Snowflakes, and a return to a warm June evening…

A June brownie from the West Branch

It was one of those seasons when the days turned suddenly hot in early June, and I had fished from midday on with little activity. Taking a break I walked back to the truck for a snack, and stretched to work the kinks from my neck and shoulders. I idled there awhile, changing tippets and sitting on the bumper. Past six I grabbed a chilled bottle from the cooler, picked up my rod, and walked back to the river.

The sun had passed beyond the high ridge to the west and left the river in shadow, but the surface remained still; waiting. I topped the bottle and let the first ice cold sip of the lager slide down my throat. If the trout had to wait, then I could wait too.

I savored the beer over half an hour, hopeful as a few small yellow mayflies began to appear on the surface. I was watching a glide of tricky currents across the river when the soft bulge appeared where one of those sulfur mays had floated. I downed the last sip and dipped the bottle into the current, rinsed and emptied it, and then tucked it into the back of my vest.

Easing into the flow, I worked slowly toward midstream as another bulge appeared. Testing my knot, I pulled enough line from the reel to make a cast to the near edge of the glide. I prefer that first pitch to be a foot or two short, particularly in difficult currents, to see how tippet and fly will behave before I drift my offering over the trout. Satisfied with my trial, I tugged another yard of line from the reel, cast slightly long for the reach cast required, shocked the rod gently and laid my sulfur three feet above the fish’s lie.

The glide appeared smooth, until close observation revealed tiny traces of conflicting flows, but I had planned the cast perfectly, and enough soft curves of tippet alighted above my fly to ensure the drift. The soft bulge in the surface replaced the fly, and I raised the rod into a lovely full arch.
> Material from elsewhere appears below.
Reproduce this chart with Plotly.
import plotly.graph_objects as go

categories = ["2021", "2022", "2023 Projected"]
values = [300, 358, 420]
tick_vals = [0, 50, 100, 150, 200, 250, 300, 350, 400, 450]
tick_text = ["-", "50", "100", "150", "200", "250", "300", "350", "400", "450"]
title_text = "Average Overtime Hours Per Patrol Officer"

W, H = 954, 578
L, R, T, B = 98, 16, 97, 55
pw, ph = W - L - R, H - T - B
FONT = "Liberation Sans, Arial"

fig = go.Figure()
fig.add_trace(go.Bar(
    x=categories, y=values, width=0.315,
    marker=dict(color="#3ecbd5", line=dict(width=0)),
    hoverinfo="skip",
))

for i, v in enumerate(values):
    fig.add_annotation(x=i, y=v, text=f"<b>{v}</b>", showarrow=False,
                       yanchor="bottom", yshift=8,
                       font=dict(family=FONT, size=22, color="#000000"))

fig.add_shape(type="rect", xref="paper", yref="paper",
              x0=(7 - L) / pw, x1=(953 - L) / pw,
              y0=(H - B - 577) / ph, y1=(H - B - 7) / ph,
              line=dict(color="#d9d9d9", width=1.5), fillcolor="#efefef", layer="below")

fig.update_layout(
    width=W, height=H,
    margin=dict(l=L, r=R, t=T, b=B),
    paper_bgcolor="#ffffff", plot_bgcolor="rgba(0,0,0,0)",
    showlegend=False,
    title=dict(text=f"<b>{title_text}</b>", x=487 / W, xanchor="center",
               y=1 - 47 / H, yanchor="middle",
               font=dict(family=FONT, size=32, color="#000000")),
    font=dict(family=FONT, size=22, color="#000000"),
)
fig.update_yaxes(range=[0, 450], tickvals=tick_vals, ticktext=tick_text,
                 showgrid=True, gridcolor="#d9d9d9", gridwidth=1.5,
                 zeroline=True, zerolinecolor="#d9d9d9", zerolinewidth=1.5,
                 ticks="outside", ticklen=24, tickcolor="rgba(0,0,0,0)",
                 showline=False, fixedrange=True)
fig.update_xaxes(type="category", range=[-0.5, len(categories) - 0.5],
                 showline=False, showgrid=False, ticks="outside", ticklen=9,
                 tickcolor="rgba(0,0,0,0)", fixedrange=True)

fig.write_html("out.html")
He ran immediately, the rod bucking heavily as he streaked downstream, and we danced as the mountain air began to cool. I countered his first run, his second then third, each time taking back a little more of the line than I’d ceded. In the net he was beautifully marked, bronze and golden flanks peppered with deep umber spots, and highlighted with a share of the bright red spots characteristic of a wild Catskill brown. The tape read twenty inches as I laid him briefly in the shallows near shore. I had only to turn his nose toward the main current and he kicked hard, down into the bouldered run at mid-river.

Looking again up stream I could see a few flies, but all rode the surface undisturbed, so I waded back to my grassy seat. I wondered if another trout might rise as the light gradually faded. Darkness comes quickly there, between the steep wall of the mountain on the west side and the heavy canopy of the old trees along my eastern bank. While I waited I exchanged the successful sulfur comparadun for a bright orange parachute, its Antron wing more visible in the failing light. In that last quarter hour the sulfurs were heavy, dancing on the water and in the air, and the quiet was finally broken by a slashing rise in a frothy black hole near the western bank.

I rose and worked upstream, more urgent now as the darkness made ready to take full possession of the river. Depth had left me with a longer cast, quartered upstream and across, and I strained to follow the little parachute fly as it bounced on the surface. Three casts untouched, and finally another slash for a moving mayfly gave me the trout’s position, my fourth cast bringing a solid rise and a powerful fish boring down into the heaviest flow. He went downstream when I managed to lift his head from the boulders in the crevice of the run, taking fly line and then backing as he sought the last glow in the sky.

I worked the rod, keeping him off balance and slowly regaining line. He bored once again for the run, but the pull had been working on him and he didn’t quite make it to those leader fouling rocks this time. Twins as the tape revealed, a pair of twenty inch bronze warriors, one in a glassy glide at the beginning of the hatch, and one slashing the froth at its end. I smiled in the darkness as the chill of nightfall made me shiver.